> _Source excerpt_
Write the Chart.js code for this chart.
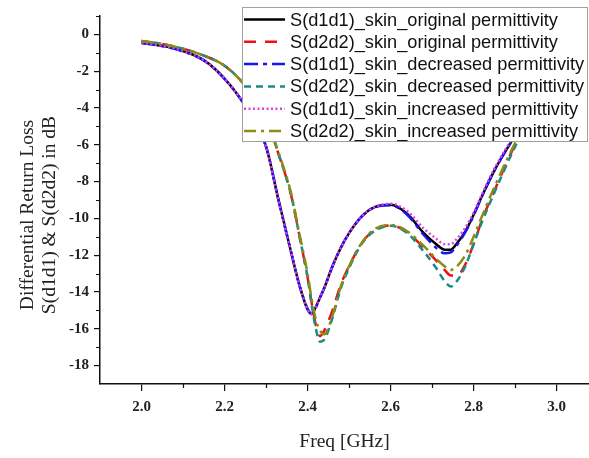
<!DOCTYPE html>
<html>
<head>
    <meta charset="utf-8">
    <title>Differential Return Loss</title>
    <script src="https://cdn.jsdelivr.net/npm/chart.js@4.4.0/dist/chart.umd.min.js"></script>
    <style>
        body { margin: 0; background: #fff; }
        #wrap { width: 589px; height: 458px; }
    </style>
</head>
<body>
    <div id="wrap"><canvas id="myChart"></canvas></div>
    <script>
        // frequency grid [GHz]
        const freq = [2.0, 2.05, 2.1, 2.15, 2.2, 2.25, 2.3, 2.33, 2.36, 2.38, 2.4, 2.41, 2.42, 2.43, 2.44, 2.46, 2.48, 2.5,
            2.53, 2.56, 2.6, 2.64, 2.68, 2.71, 2.73, 2.745, 2.76, 2.78, 2.8, 2.82, 2.85, 2.9, 2.95, 3.0];

        // S-parameters in dB
        const d1d1Original = [-0.45, -0.62, -0.9, -1.4, -2.4, -3.9, -6.1, -9.0, -11.8, -13.6, -14.95, -15.2, -14.8, -14.3, -13.8, -12.6, -11.6, -10.8,
            -9.9, -9.4, -9.26, -9.75, -10.8, -11.4, -11.7, -11.7, -11.35, -10.7, -9.8, -8.8, -7.4, -5.5, -3.7, -2.2];
        const d2d2Original = [-0.36, -0.52, -0.78, -1.15, -1.7, -2.8, -4.6, -6.5, -8.7, -10.9, -13.2, -14.6, -15.8, -16.4, -16.1, -15.0, -13.6, -12.6,
            -11.35, -10.65, -10.38, -10.75, -11.6, -12.3, -12.8, -13.1, -13.1, -12.5, -11.4, -10.1, -8.5, -6.0, -4.0, -2.4];
        const d1d1Decreased = [-0.47, -0.64, -0.92, -1.42, -2.42, -3.9, -6.1, -9.0, -11.8, -13.6, -14.9, -15.2, -14.85, -14.3, -13.8, -12.6, -11.6, -10.8,
            -9.9, -9.4, -9.28, -9.8, -10.9, -11.6, -11.9, -11.85, -11.45, -10.75, -9.85, -8.8, -7.4, -5.5, -3.7, -2.2];
        const d2d2Decreased = [-0.36, -0.52, -0.78, -1.15, -1.7, -2.8, -4.6, -6.5, -8.7, -10.9, -13.2, -14.7, -16.0, -16.7, -16.6, -15.4, -13.8, -12.7,
            -11.4, -10.7, -10.4, -10.8, -11.8, -12.7, -13.4, -13.7, -13.4, -12.6, -11.4, -10.2, -8.6, -6.1, -4.0, -2.4];
        const d1d1Increased = [-0.45, -0.62, -0.9, -1.4, -2.4, -3.9, -6.1, -9.0, -11.8, -13.6, -14.95, -15.2, -14.8, -14.3, -13.8, -12.6, -11.6, -10.8,
            -9.9, -9.4, -9.2, -9.6, -10.55, -11.1, -11.4, -11.4, -11.1, -10.5, -9.7, -8.7, -7.3, -5.4, -3.6, -2.2];
        const d2d2Increased = [-0.36, -0.52, -0.78, -1.15, -1.7, -2.8, -4.5, -6.4, -8.6, -10.8, -13.0, -14.4, -15.5, -16.1, -16.3, -15.3, -13.7, -12.6,
            -11.35, -10.6, -10.35, -10.7, -11.5, -12.2, -12.6, -12.8, -12.6, -12.0, -11.0, -9.9, -8.3, -5.9, -3.9, -2.3];

        const seriesNames = [
            'S(d1d1)_skin_original permittivity',
            'S(d2d2)_skin_original permittivity',
            'S(d1d1)_skin_decreased permittivity',
            'S(d2d2)_skin_decreased permittivity',
            'S(d1d1)_skin_increased permittivity',
            'S(d2d2)_skin_increased permittivity'
        ];
        const xTicks = [2.0, 2.2, 2.4, 2.6, 2.8, 3.0];
        const yTicks = [0, -2, -4, -6, -8, -10, -12, -14, -16, -18];

        const styles = [
            { color: '#000000', dash: [] },
            { color: '#ee1111', dash: [12, 9] },
            { color: '#1515ee', dash: [14, 5, 4, 5] },
            { color: '#1a8a8a', dash: [7, 5] },
            { color: '#e040e0', dash: [2, 2.5] },
            { color: '#8c8c14', dash: [12, 5, 3, 5] }
        ];
        const values = [d1d1Original, d2d2Original, d1d1Decreased, d2d2Decreased, d1d1Increased, d2d2Increased];

        const datasets = values.map(function (vals, i) {
            return {
                label: seriesNames[i],
                data: freq.map((f, j) => ({ x: f, y: vals[j] })),
                borderColor: styles[i].color,
                borderDash: styles[i].dash,
                borderWidth: 2.5,
                pointRadius: 0,
                fill: false,
                cubicInterpolationMode: 'monotone',
                order: 6 - i
            };
        });

        // minor ticks, y title and the boxed legend over the plot
        const decor = {
            id: 'decor',
            afterDraw(chart) {
                const ctx = chart.ctx;
                const xs = chart.scales.x, ys = chart.scales.y;
                const area = chart.chartArea;
                ctx.save();
                ctx.strokeStyle = '#111';
                ctx.lineWidth = 1.2;
                ctx.beginPath();
                [2.1, 2.3, 2.5, 2.7, 2.9].forEach(v => {
                    const px = Math.round(xs.getPixelForValue(v)) + 0.5;
                    ctx.moveTo(px, area.bottom);
                    ctx.lineTo(px, area.bottom + 4);
                });
                [1, -1, -3, -5, -7, -9, -11, -13, -15, -17].forEach(v => {
                    const py = Math.round(ys.getPixelForValue(v)) + 0.5;
                    ctx.moveTo(area.left, py);
                    ctx.lineTo(area.left - 4, py);
                });
                ctx.stroke();

                // y axis title, two lines
                ctx.fillStyle = '#222';
                ctx.font = '19.5px "Liberation Serif"';
                ctx.textAlign = 'center';
                ctx.textBaseline = 'middle';
                ctx.translate(28, 215);
                ctx.rotate(-Math.PI / 2);
                ctx.fillText('Differential Return Loss', 0, 0);
                ctx.fillText('S(d1d1) & S(d2d2) in dB', 0, 22);
                ctx.restore();

                // legend
                ctx.save();
                ctx.fillStyle = '#fff';
                ctx.fillRect(242, 7.5, 346, 134);
                ctx.strokeStyle = '#a0a0a0';
                ctx.lineWidth = 1;
                ctx.strokeRect(242.5, 7.5, 345, 134);
                chart.data.datasets.forEach(function (ds, i) {
                    const cy = 19.5 + i * 22.3;
                    ctx.strokeStyle = ds.borderColor;
                    ctx.lineWidth = ds.borderWidth;
                    ctx.setLineDash(ds.borderDash);
                    ctx.beginPath();
                    ctx.moveTo(244, cy);
                    ctx.lineTo(285, cy);
                    ctx.stroke();
                    ctx.setLineDash([]);
                    ctx.fillStyle = '#111';
                    ctx.font = '18.2px "Liberation Sans"';
                    ctx.textAlign = 'left';
                    ctx.textBaseline = 'middle';
                    ctx.fillText(ds.label, 290, cy + 1);
                });
                ctx.restore();
            }
        };

        const tickFont = { family: '"Liberation Serif"', size: 15, weight: 'bold' };

        const config = {
            type: 'line',
            data: { datasets: datasets },
            options: {
                responsive: true,
                maintainAspectRatio: false,
                animation: false,
                layout: { padding: { top: 16, right: 0, left: 0, bottom: 0 } },
                plugins: {
                    legend: { display: false },
                    tooltip: { enabled: false }
                },
                scales: {
                    x: {
                        type: 'linear',
                        min: 1.9,
                        max: 3.078,
                        afterBuildTicks: scale => { scale.ticks = xTicks.map(v => ({ value: v })); },
                        afterFit: scale => { scale.height = 74; },
                        grid: { drawOnChartArea: false, tickLength: 7, color: '#111', lineWidth: 1.2 },
                        border: { color: '#111', width: 1.5 },
                        ticks: {
                            font: tickFont, color: '#222', padding: 7, maxRotation: 0,
                            callback: v => v.toFixed(1)
                        },
                        title: {
                            display: true, text: 'Freq [GHz]', color: '#222',
                            font: { family: '"Liberation Serif"', size: 19.5 },
                            padding: { top: 0 }
                        }
                    },
                    y: {
                        type: 'linear',
                        min: -19,
                        max: 1,
                        afterBuildTicks: scale => { scale.ticks = yTicks.map(v => ({ value: v })); },
                        afterFit: scale => { scale.width = 100; },
                        grid: { drawOnChartArea: false, tickLength: 6, color: '#111', lineWidth: 1.2 },
                        border: { color: '#111', width: 1.5 },
                        ticks: { font: tickFont, color: '#222', padding: 5 }
                    }
                }
            },
            plugins: [decor]
        };

        const myChart = new Chart(document.getElementById('myChart'), config);
    </script>
</body>
</html>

> _What is needed_
Leave out any pictures and return exactly the lines from the beginning of the data through the line with "2.9, 2.95, 3.0];", inclusive.

> _The answer_
Write the Chart.js code for this chart.
<!DOCTYPE html>
<html>
<head>
    <meta charset="utf-8">
    <title>Differential Return Loss</title>
    <script src="https://cdn.jsdelivr.net/npm/chart.js@4.4.0/dist/chart.umd.min.js"></script>
    <style>
        body { margin: 0; background: #fff; }
        #wrap { width: 589px; height: 458px; }
    </style>
</head>
<body>
    <div id="wrap"><canvas id="myChart"></canvas></div>
    <script>
        // frequency grid [GHz]
        const freq = [2.0, 2.05, 2.1, 2.15, 2.2, 2.25, 2.3, 2.33, 2.36, 2.38, 2.4, 2.41, 2.42, 2.43, 2.44, 2.46, 2.48, 2.5,
            2.53, 2.56, 2.6, 2.64, 2.68, 2.71, 2.73, 2.745, 2.76, 2.78, 2.8, 2.82, 2.85, 2.9, 2.95, 3.0];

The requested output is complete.